Toti Scialoja n° 2
Scialoja pittore e poeta in una mostra estiva al Palazzo dei Diamanti di Ferrara.
Nel girovagare estivo ha destato grande interesse culturale il dialogo a distanza, con cataloghi ed articoli, tra Giuseppe Appella e Fabrizio D’Amico, studiosi ambedue dell’arte del nostro Novecento, il primo curatore della mostra ospitata nella chiesa rupestre di Santa Maria della Virtù e presso il Circolo La Scaletta di Matera, dedicata alla scultura e alla grafica di Leoncillo, il secondo curatore della prima grande antologica dedicata a Toti Scialoja dopo la sua morte al Palazzo dei Diamanti di Ferrara.
Tra l’altro il 15 giugno veniva presentato il volume di Scialoja "Poesie 1961-1998" edito nella splendida collana celeste della Garzanti curata da Giovanni Raboni, che da anni indica in questo artista uno dei grandi poeti italiani del secolo appena concluso. (A dirla tutta, sarebbe anche ora di ripubblicare il "Giornale della pittura", altro gioiello di poesia, quasi un lungometraggio a forti tinte, diario -impressionante per lucidità critica - di un’epoca di artisti controcorrente che avvertono da subito il lievito degli artisti americani, rinunciano alle certezze e alla pedagogia e ripartono dalla materia, dalla superficie).

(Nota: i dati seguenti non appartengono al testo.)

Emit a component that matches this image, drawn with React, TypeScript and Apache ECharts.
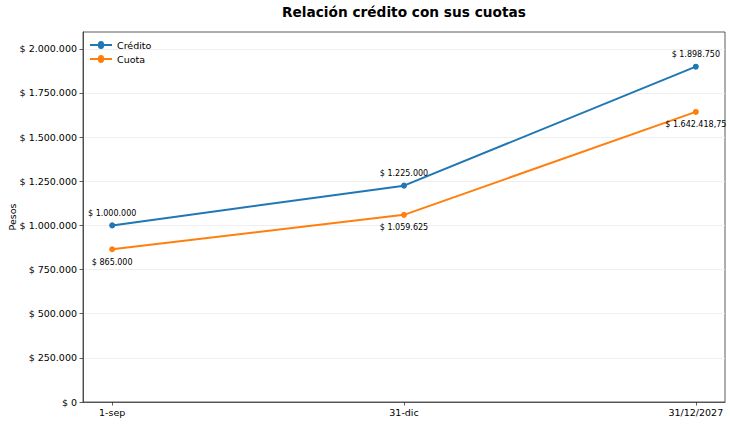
import React, { useEffect, useRef } from "react";
import * as echarts from "echarts";

const categories = ["1-sep", "31-dic", "31/12/2027"];
const credito = [1000000, 1225000, 1898750];
const cuota = [865000, 1059625, 1642418.75];
const yTicks = [0, 250000, 500000, 750000, 1000000, 1250000, 1500000, 1750000, 2000000];
const yAxisTitle = "Pesos";

const FONT = "DejaVu Sans";

function fmt(v: number): string {
  const neg = v < 0;
  const abs = Math.abs(v);
  const intPart = Math.floor(abs);
  const dec = Math.round((abs - intPart) * 100);
  let s = String(intPart).replace(/\B(?=(\d{3})+(?!\d))/g, ".");
  if (dec > 0) s += "," + String(dec).padStart(2, "0");
  return "$ " + (neg ? "-" : "") + s;
}

const ICON = "path://M0,4L8,4A3,3 0 1,1 14,4L22,4L22,6L14,6A3,3 0 1,1 8,6L0,6Z";

export default function App() {
  const ref = useRef<HTMLDivElement>(null);
  useEffect(() => {
    document.body.style.margin = "0";
    document.body.style.overflow = "hidden";
    if (!ref.current) return;
    const chart = echarts.init(ref.current, null, { renderer: "svg" });
    const mk = (vals: number[]) => vals.map((v, i) => [i, v]);
    chart.setOption({
      animation: false,
      textStyle: { fontFamily: FONT },
      title: {
        text: "Relación crédito con sus cuotas",
        left: 277,
        top: 0,
        textStyle: { fontFamily: FONT, fontSize: 13.7, fontWeight: "bold", color: "#000" },
      },
      legend: {
        left: 85,
        top: 35,
        orient: "vertical",
        itemGap: 4,
        itemWidth: 22,
        itemHeight: 10,
        textStyle: { fontFamily: FONT, fontSize: 9.5, color: "#000" },
        data: [
          { name: "Crédito", icon: ICON },
          { name: "Cuota", icon: ICON },
        ],
      },
      graphic: [
        {
          type: "text",
          x: 12,
          y: 217,
          rotation: Math.PI / 2,
          style: {
            text: yAxisTitle,
            fontFamily: FONT,
            fontSize: 9.5,
            fill: "#000",
            align: "center",
            verticalAlign: "middle",
          },
        },
      ],
      grid: {
        left: 83,
        right: 5,
        top: 32,
        bottom: 22,
        outerBoundsMode: "none",
        containLabel: false,
        show: true,
        borderColor: "#333",
        borderWidth: 0.8,
      },
      xAxis: {
        type: "value",
        min: -0.1,
        max: 2.1,
        splitLine: { show: false },
        axisLine: { show: true, onZero: false, lineStyle: { color: "#333", width: 0.8 } },
        axisTick: { show: true, customValues: [0, 1, 2], length: 3.5, lineStyle: { color: "#333", width: 0.8 } },
        axisLabel: {
          customValues: [0, 1, 2],
          formatter: (v: number) => categories[Math.round(v)] ?? "",
          fontFamily: FONT,
          fontSize: 9.5,
          color: "#000",
          margin: 5,
        },
      },
      yAxis: {
        type: "value",
        min: 0,
        max: 2095000,
        axisLine: { show: true, onZero: false, lineStyle: { color: "#333", width: 0.8 } },
        axisTick: { show: true, customValues: yTicks, length: 3.5, lineStyle: { color: "#333", width: 0.8 } },
        axisLabel: {
          customValues: yTicks,
          formatter: (v: number) => fmt(v),
          fontFamily: FONT,
          fontSize: 9.5,
          color: "#000",
          margin: 6,
        },
        splitLine: { show: true, lineStyle: { color: "#ebebeb", width: 0.8 } },
      },
      series: [
        {
          name: "Crédito",
          type: "line",
          data: mk(credito),
          color: "#1f77b4",
          lineStyle: { width: 2 },
          symbol: "circle",
          symbolSize: 6,
          label: {
            show: true,
            position: "top",
            distance: 5,
            formatter: (p: any) => fmt(p.value[1]),
            fontFamily: FONT,
            fontSize: 8,
            color: "#000",
          },
        },
        {
          name: "Cuota",
          type: "line",
          data: mk(cuota),
          color: "#ff7f0e",
          lineStyle: { width: 2 },
          symbol: "circle",
          symbolSize: 6,
          label: {
            show: true,
            position: "bottom",
            distance: 6,
            formatter: (p: any) => fmt(p.value[1]),
            fontFamily: FONT,
            fontSize: 8,
            color: "#000",
          },
        },
      ],
    });
    return () => chart.dispose();
  }, []);
  return <div ref={ref} style={{ width: 730, height: 424 }} />;
}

E’ appunto la superficie della tela per Scialoja "la presenza incombente, incancellabile della coscienza come dimensione fisica... sulla superficie accadono le cose". Ed è già nelle opere degli anni Cinquanta che l’immagine frammentata trova un punto di coesione, un timbro dominante nel colore della terra sporca, della ruggine come residuo depositato dal tempo in accordo con le sollecitazioni di Burri ad abbandonare l’olio (quindi la pittura di cavalletto) per le sabbie e i vinilici, per l’automatismo e la gestualità che non significano assenza di se stessi, casualità impersonale come Leoncillo gli rinfaccerà (scriverà nel suo diario che l’impronta di un sedere sulla sabbia individua comunque una presenza), ma "voglia di incidere direttamente con la mia vita - scriverà Scialoja - su tutta la superficie della tela". La preparazione della tela a terra, gli stracci imbevuti di colore, neri, biacche ,ocre, lo stampaggio sono tutti momenti di un rito, "cerimoniale psicofisico" (Appella) sempre controllato, lucido, autoanalitico. Solo un poeta può scrivere così: "Dipingere è diventato per me quello che doveva essere per i pittori antichi: semplicemente un modo di imitare per amore. Imito la mia natura, cioè la mia cultura... e insieme la mia sensazione di esistere"; solo ad un poeta creatore di sublimi filastrocche può capitare di ritrovarsi a Procida nell’estate del ’57 con artisti che si chiamano Afro, Birolli, Perilli, Novelli, Marca-Relli...
Ci eravamo già occupati di Scialoja nel dicembre del ’99 su queste pagine in occasione della mostra alla Galleria dello Scudo: dobbiamo aggiungere il capitolo della quindicina di sculture realizzate in bronzo nell’89, che come scorze d’albero o sorta di mappe antiche, emanano ancora un sentore d’eucalipto o la traccia dei segni di un altrove.